Episode One: “Wee Folk”

In this first episode of the Mountain Folk Video Guide John Hood explores fairy-like folklore in cultures across the world. While differing in some details, traditions about fairies have many common elements. That’s just a coincidence, surely. Isn’t it?

Episode Two: “Peak Time”

Shot at Hanging Rock State Park, this episode of John Hood’s video guide explores the role that mountains play as settings for the story of Mountain Folk — and in epic fantasy more generally.

Episode Three: “Battlefields”

In this third episode of the video guide, filmed at Kings Mountain, John Hood describes several other Revolutionary War battles depicted in Mountain Folk, such as Germantown and Yorktown.

Episode Four: “Monster Hunters”

In this fourth episode, author John Hood talks about magical monsters such as the Wampus Cat, the  Tatzelwurm, and the Jersey Devil that populate his novel, which is set during the Revolutionary War. This episode was  filmed at the Cryptozoology and Paranormal Museum. In Mountain Folk,  fairy nations send out rangers to track down monsters and then deploy  hunting parties to capture or slay the beasts.

Episode Five: “Historic Homes”

In this fifth episode, shot at the reconstructed Tryon Palace in New Bern, NC, John Hood looks at historic homes featured in the novel, including Thomas Jefferson’s Monticello, George Washington’s Mount Vernon, Daniel Boone’s log cabins, and the traditional homes and council houses of the Cherokee.

Episode Six: “Book Value”

Shot in front of a historic home in Bath, NC, where one of America‘s  first libraries was established, this episode explores a key plot point. The human characters who can see through the magical disguises of fairy folk in the novel all happen to love reading books with fantastical or mythological elements.

Episode Seven: “Folk Heroes”

Shot at Boone’s Cave Park in Davidson County, NC, this episode profiles frontiersman Daniel Boone, the  Revolutionary War General Peter Muhlenberg, and the Cherokee heroine  Nanyehi. They all serve as point-of-view characters in John Hood’s new novel. They were real people, of course, but as storytellers embellished  their adventures, they became legendary heroes.
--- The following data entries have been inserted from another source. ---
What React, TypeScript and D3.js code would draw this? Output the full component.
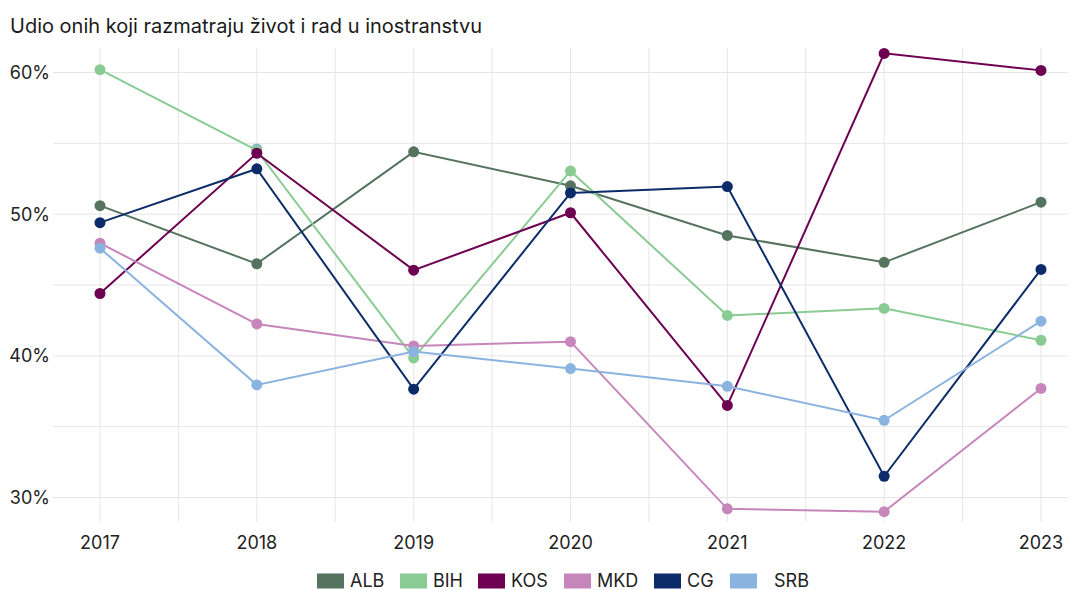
import React from "react";
import * as d3 from "d3";

const years = [2017, 2018, 2019, 2020, 2021, 2022, 2023];
const countries = ["ALB", "BIH", "KOS", "MKD", "CG", "SRB"];
const colors = ["#55735F", "#8ACB94", "#6D0050", "#C786BB", "#0C2C69", "#8BB3E0"];

// shares in %, one array per country, in the order of years
const alb = [50.6, 46.5, 54.4, 52.0, 48.5, 46.6, 50.85];
const bih = [60.2, 54.5, 39.85, 53.05, 42.85, 43.35, 41.1];
const kos = [44.4, 54.3, 46.05, 50.1, 36.5, 61.35, 60.15];
const mkd = [47.95, 42.25, 40.7, 41.0, 29.2, 29.0, 37.7];
const cg = [49.4, 53.2, 37.65, 51.5, 51.95, 31.5, 46.1];
const srb = [47.6, 37.95, 40.3, 39.1, 37.85, 35.45, 42.45];
const seriesValues = [alb, bih, kos, mkd, cg, srb];

// a lone point that sits under the 2018 cluster
const extraPoints = [{ country: "SRB", year: 2018, value: 54.6 }];

const yTicks = [30, 40, 50, 60];
const yMinor = [35, 45, 55];

const title = "Udio onih koji razmatraju život i rad u inostranstvu";

export default function App() {
  const width = 1073;
  const height = 590;
  const panel = { left: 53, right: 1068, top: 48, bottom: 522 };
  const font = "Inter, 'Noto Sans', sans-serif";

  const x = d3.scaleLinear().domain([2017, 2023]).range([100, 1041]);
  const y = d3.scaleLinear().domain([30, 60]).range([497.5, 72.5]);

  const line = d3
    .line<number>()
    .x((d, i) => x(years[i]))
    .y((d) => y(d));

  const halfYears = years.slice(1).map((yr) => yr - 0.5);
  const legendX = [317, 400, 478, 564, 654, 730];

  return (
    <svg
      width={width}
      height={height}
      style={{ position: "absolute", left: 0, top: 0, background: "#fff" }}
      fontFamily={font}
    >
      <text x={10} y={33} fontSize={20} fill="#1a1a1a">
        {title}
      </text>

      <g stroke="#e6e6e6" strokeWidth={1}>
        {yMinor.concat(yTicks).map((t) => (
          <line key={"h" + t} x1={panel.left} x2={panel.right} y1={y(t)} y2={y(t)} />
        ))}
        {years.concat(halfYears).map((t) => (
          <line key={"v" + t} x1={x(t)} x2={x(t)} y1={panel.top} y2={panel.bottom} />
        ))}
      </g>

      <g fontSize={18} fill="#222">
        {yTicks.map((t) => (
          <text key={t} x={50} y={y(t)} dy="0.36em" textAnchor="end">
            {t}%
          </text>
        ))}
        {years.map((yr) => (
          <text key={yr} x={x(yr)} y={543} dy="0.36em" textAnchor="middle">
            {yr}
          </text>
        ))}
      </g>

      {extraPoints.map((p, i) => (
        <circle
          key={"e" + i}
          cx={x(p.year)}
          cy={y(p.value)}
          r={5.5}
          fill={colors[countries.indexOf(p.country)]}
        />
      ))}

      {seriesValues.map((vals, si) => (
        <g key={countries[si]}>
          <path d={line(vals) || ""} fill="none" stroke={colors[si]} strokeWidth={2} />
          {vals.map((v, i) => (
            <circle key={i} cx={x(years[i])} cy={y(v)} r={5.5} fill={colors[si]} />
          ))}
        </g>
      ))}

      <g fontSize={18} fill="#222">
        {countries.map((c, i) => (
          <g key={c}>
            <rect x={legendX[i]} y={573.5} width={27} height={15} fill={colors[i]} />
            <text x={legendX[i] + (c === "SRB" ? 44 : 33)} y={581} dy="0.36em">
              {c}
            </text>
          </g>
        ))}
      </g>
    </svg>
  );
}
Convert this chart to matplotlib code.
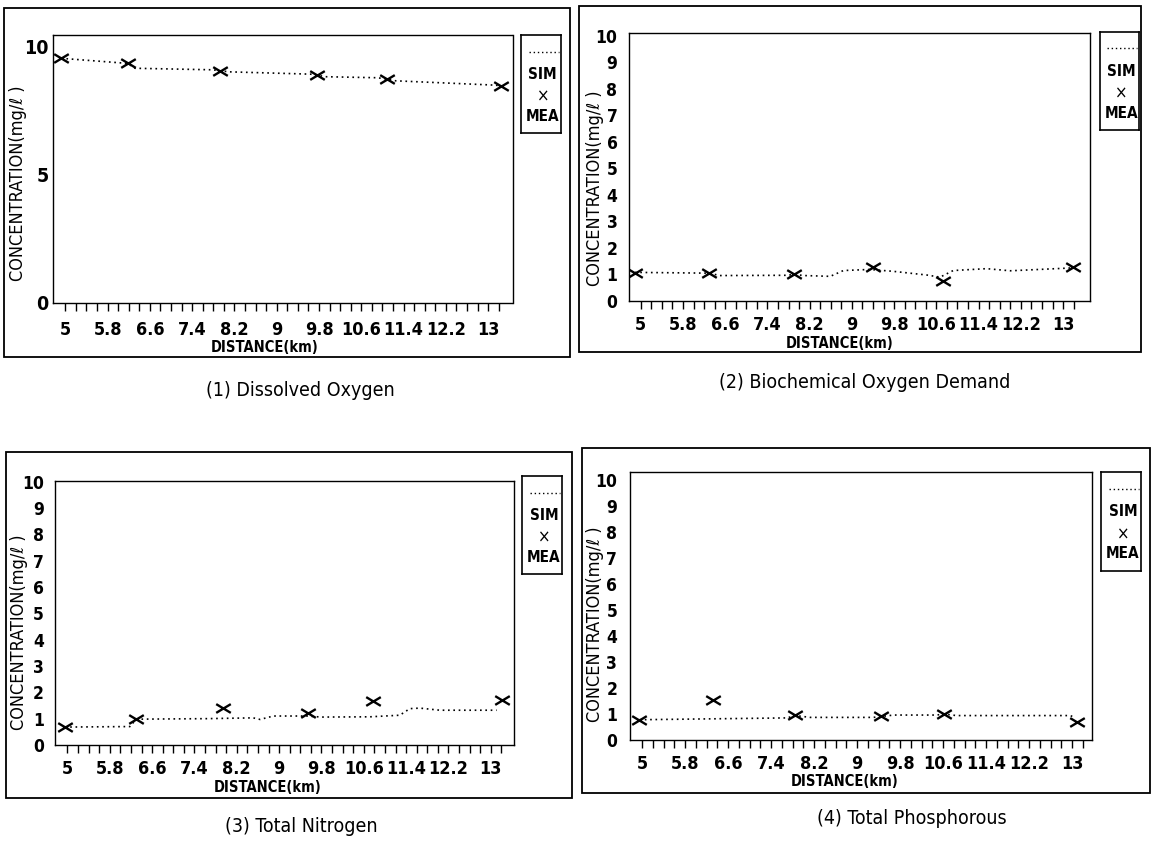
import numpy as np
import matplotlib
matplotlib.use('Agg')
import matplotlib.pyplot as plt
from matplotlib.path import Path
from matplotlib.patches import Rectangle
from matplotlib.lines import Line2D

plt.rcParams['font.family'] = ['DejaVu Sans']
plt.rcParams['font.stretch'] = 'condensed'

W, H = 1153, 843

# 軸の目盛り
x_ticks = [5, 5.8, 6.6, 7.4, 8.2, 9, 9.8, 10.6, 11.4, 12.2, 13]
x_tick_labels = ['5', '5.8', '6.6', '7.4', '8.2', '9', '9.8', '10.6', '11.4', '12.2', '13']
x_minor = np.arange(5.0, 13.21, 0.2)

# (1) Dissolved Oxygen
do_mea_x = [4.92, 6.18, 7.93, 9.77, 11.08, 13.25]
do_mea_y = [9.55, 9.35, 9.06, 8.89, 8.74, 8.46]
do_sim_x = [4.92, 6.18, 6.32, 7.79, 7.93, 8.11, 9.64, 9.77, 9.92, 10.90, 11.08, 11.25, 13.14, 13.25]
do_sim_y = [9.55, 9.35, 9.16, 9.10, 9.06, 9.02, 8.93, 8.89, 8.83, 8.79, 8.74, 8.67, 8.50, 8.46]

# (2) Biochemical Oxygen Demand
bod_mea_x = [4.89, 6.29, 7.90, 9.40, 10.73, 13.19]
bod_mea_y = [1.05, 1.04, 1.00, 1.28, 0.74, 1.28]
bod_sim_x = [4.89, 6.30, 6.50, 7.76, 7.90, 8.10, 8.59, 8.84, 9.34, 9.78, 10.42, 10.67, 10.92, 11.55, 12.0, 13.19]
bod_sim_y = [1.08, 1.05, 0.96, 0.97, 1.00, 0.96, 0.93, 1.15, 1.19, 1.12, 0.98, 0.90, 1.15, 1.22, 1.14, 1.25]

# (3) Total Nitrogen
tn_mea_x = [4.95, 6.30, 7.93, 9.55, 10.78, 13.21]
tn_mea_y = [0.68, 1.00, 1.42, 1.20, 1.66, 1.72]
tn_sim_x = [4.95, 6.18, 6.30, 7.63, 8.51, 8.64, 8.89, 9.52, 9.80, 10.72, 11.28, 11.47, 11.66, 12.04, 13.11]
tn_sim_y = [0.68, 0.70, 0.98, 1.00, 1.03, 0.97, 1.10, 1.10, 1.06, 1.07, 1.13, 1.38, 1.40, 1.32, 1.32]

# (4) Total Phosphorous
tp_mea_x = [4.95, 6.32, 7.85, 9.44, 10.61, 13.10]
tp_mea_y = [0.77, 1.52, 0.96, 0.91, 1.00, 0.70]
tp_sim_x = [4.95, 7.69, 7.85, 8.13, 9.30, 9.68, 10.48, 10.61, 10.85, 12.96, 13.06]
tp_sim_y = [0.78, 0.85, 0.94, 0.87, 0.87, 0.96, 0.96, 1.00, 0.94, 0.94, 0.87]

captions = ['(1) Dissolved Oxygen', '(2) Biochemical Oxygen Demand',
            '(3) Total Nitrogen', '(4) Total Phosphorous']

# パネルの配置（ピクセル）
panels = [
    dict(sim=(do_sim_x, do_sim_y), mea=(do_mea_x, do_mea_y), cap=captions[0],
         frame=(4, 8, 570, 357), axes=(53, 35, 512.5, 302.7), leg=(521, 35, 560.5, 133),
         xlim=(4.767, 13.46), ylim=(0, 10.46), yticks=[0, 5, 10], yfs=14, ypad=3,
         xpad=7, xlab=(265, 348), ylab=(18.5, 183), capxy=(300, 390)),
    dict(sim=(bod_sim_x, bod_sim_y), mea=(bod_mea_x, bod_mea_y), cap=captions[1],
         frame=(579, 6, 1141, 352), axes=(628.6, 33.3, 1090, 301), leg=(1099.6, 31.7, 1139, 130),
         xlim=(4.77, 13.51), ylim=(0, 10.1), yticks=list(range(11)), yfs=12.5, ypad=8,
         xpad=5, xlab=(840, 343), ylab=(594.5, 188), capxy=(865, 383)),
    dict(sim=(tn_sim_x, tn_sim_y), mea=(tn_mea_x, tn_mea_y), cap=captions[2],
         frame=(5.5, 451.7, 571.6, 798), axes=(54.8, 481, 513.5, 745), leg=(521.6, 476, 562.3, 574),
         xlim=(4.76, 13.43), ylim=(0, 10.02), yticks=list(range(11)), yfs=12.5, ypad=8,
         xpad=5, xlab=(268, 787), ylab=(19.5, 632), capxy=(301, 827)),
    dict(sim=(tp_sim_x, tp_sim_y), mea=(tp_mea_x, tp_mea_y), cap=captions[3],
         frame=(581.7, 448.3, 1150, 793), axes=(629.8, 472.3, 1092, 740), leg=(1101, 472.3, 1141, 570.7),
         xlim=(4.77, 13.37), ylim=(0, 10.3), yticks=list(range(11)), yfs=12.5, ypad=9,
         xpad=5, xlab=(845, 781), ylab=(594.5, 624), capxy=(912, 818)),
]

xmark = Path([(-1, -0.6), (1, 0.6), (-1, 0.6), (1, -0.6)],
             [Path.MOVETO, Path.LINETO, Path.MOVETO, Path.LINETO])


def box(b):
    x0, y0, x1, y1 = b
    return [x0 / W, 1 - y1 / H, (x1 - x0) / W, (y1 - y0) / H]


def ftext(fig, x, y, s, **kw):
    fig.text(x / W, 1 - y / H, s, ha='center', va='center', **kw)


fig = plt.figure(figsize=(W / 100, H / 100), dpi=100)

for p in panels:
    # 外枠
    fr = box(p['frame'])
    fig.add_artist(Rectangle((fr[0], fr[1]), fr[2], fr[3], transform=fig.transFigure,
                             fill=False, ec='black', lw=1.3))

    ax = fig.add_axes(box(p['axes']))
    sx, sy = p['sim']
    mx, my = p['mea']
    ax.plot(sx, sy, color='black', lw=1.2, linestyle=(0, (1, 2.2)))
    ax.plot(mx, my, linestyle='none', marker=xmark, markersize=10.5, mew=1.7,
            color='black')
    ax.set_xlim(*p['xlim'])
    ax.set_ylim(*p['ylim'])
    ax.set_xticks(x_ticks)
    ax.set_xticklabels(x_tick_labels, fontsize=13, fontweight='bold')
    ax.set_xticks(x_minor, minor=True)
    ax.tick_params(axis='x', which='both', direction='out', length=6, width=1.0,
                   pad=p['xpad'])
    ax.set_yticks(p['yticks'])
    ax.set_yticklabels([str(v) for v in p['yticks']], fontsize=p['yfs'],
                       fontweight='bold')
    ax.tick_params(axis='y', length=0, pad=p['ypad'])
    for s in ax.spines.values():
        s.set_linewidth(1.0)

    ftext(fig, *p['xlab'], 'DISTANCE(km)', fontsize=10.5, fontweight='bold')
    ftext(fig, *p['ylab'], 'CONCENTRATION(mg/ℓ )', fontsize=13, rotation=90)
    ftext(fig, *p['capxy'], p['cap'], fontsize=14)

    # 凡例
    lg = fig.add_axes(box(p['leg']))
    lg.set_xlim(0, 1)
    lg.set_ylim(0, 1)
    lg.set_xticks([])
    lg.set_yticks([])
    for s in lg.spines.values():
        s.set_linewidth(1.2)
    lg.add_line(Line2D([0.2, 0.95], [0.83, 0.83], color='black', lw=1.0,
                       linestyle=(0, (1, 2))))
    lg.text(0.55, 0.6, 'SIM', ha='center', va='center', fontsize=11, fontweight='bold')
    lg.text(0.55, 0.37, '×', ha='center', va='center', fontsize=12)
    lg.text(0.55, 0.17, 'MEA', ha='center', va='center', fontsize=11, fontweight='bold')

fig.savefig('out.png', dpi=100)
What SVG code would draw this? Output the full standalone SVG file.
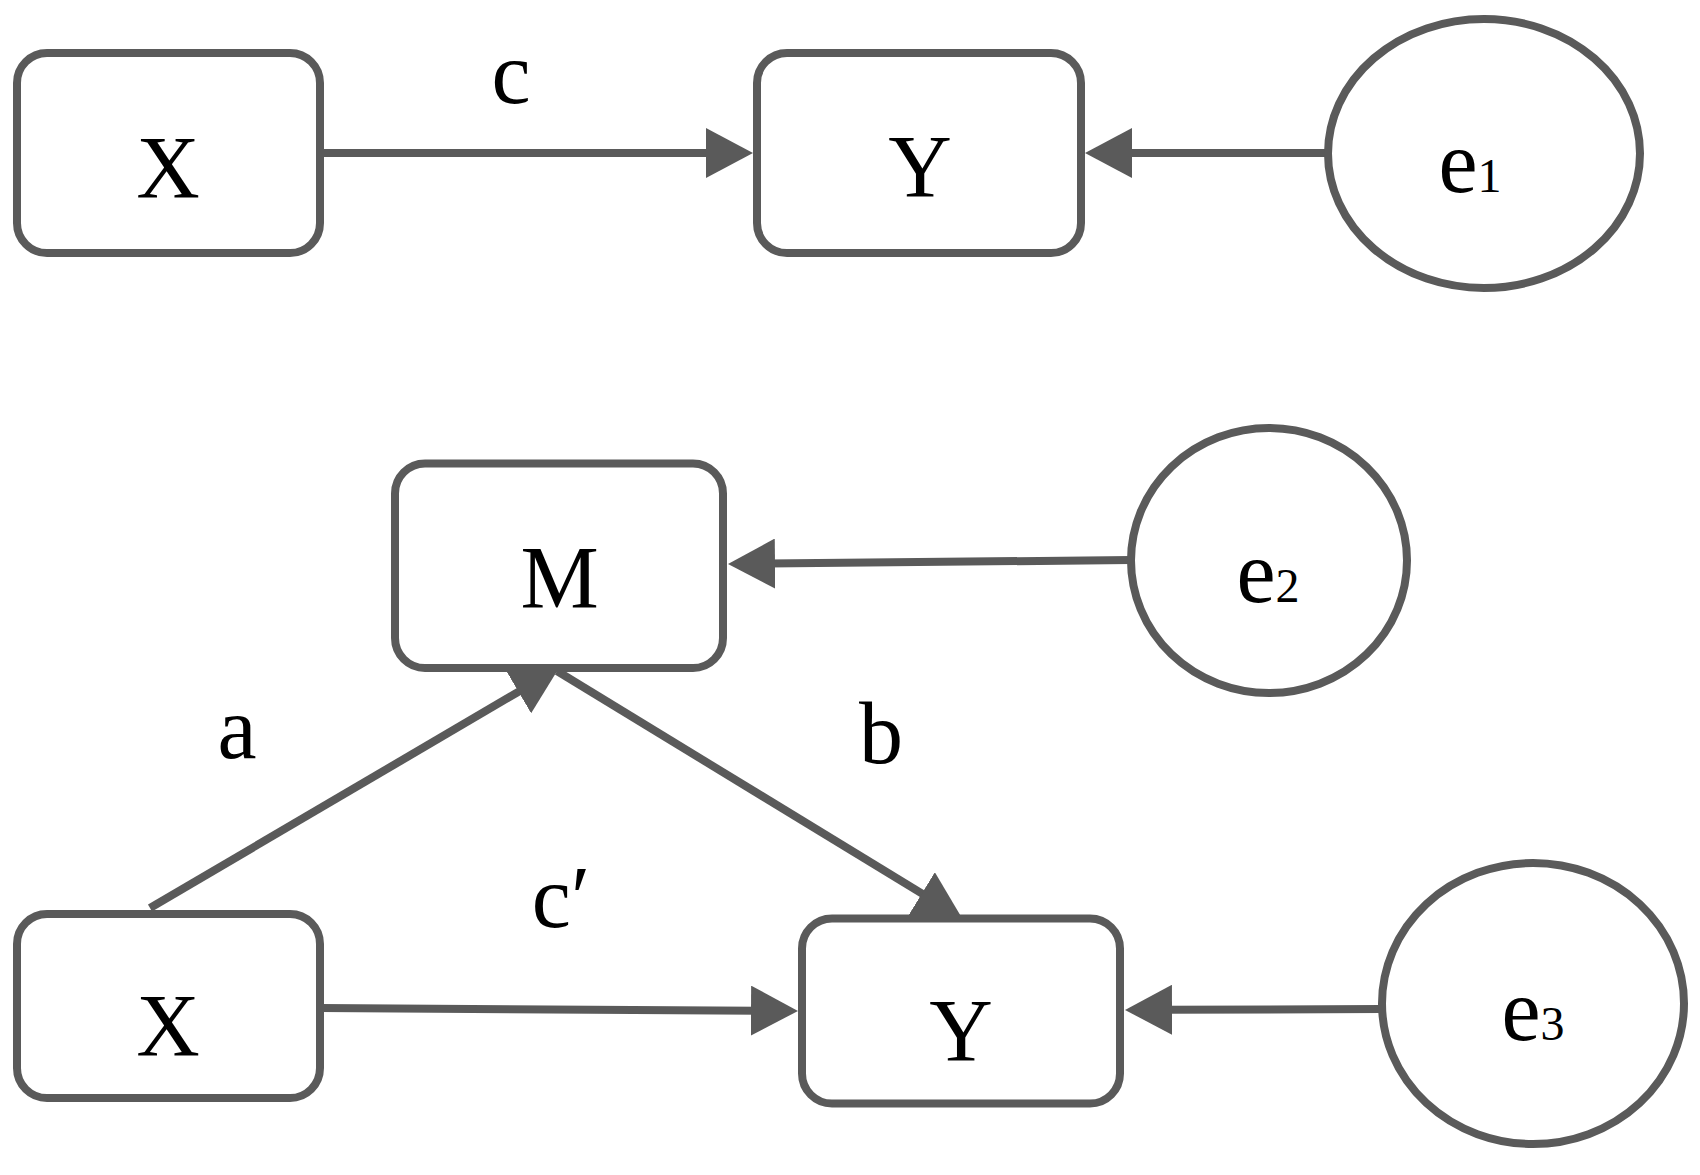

Episode Eight: “Twists of Fate”

Shot in front of the reconstructed Fort Dobbs, a French and Indian War  site, this episode of the Mountain Folk Video Guide shows author John  Hood talking about the quirky accidents and seemingly minor decisions  that so often shape the course of history. In the world of “Mountain  Folk,” these twists of fate can have magical explanations. . .

Episode Nine: “Faithful Folk”

Shot in Bath, North Carolina — in front of one of the oldest surviving church buildings in the South — this episode explores the religious themes in John Hood’s new novel Mountain Folk. One of the main characters, Peter Muhlenberg, is a minister-turned-general. Others quote scripture or pray for divine guidance as they pursue peace and justice in early  America.

Episode Ten: “Turning the Knob”

Now that the new novel Mountain Folk has been released, this episode explains why John Hood wrote the book — and explores the most-important setting of Mountain Folk, the fairy village hidden atop North Carolina’s Pilot Mountain.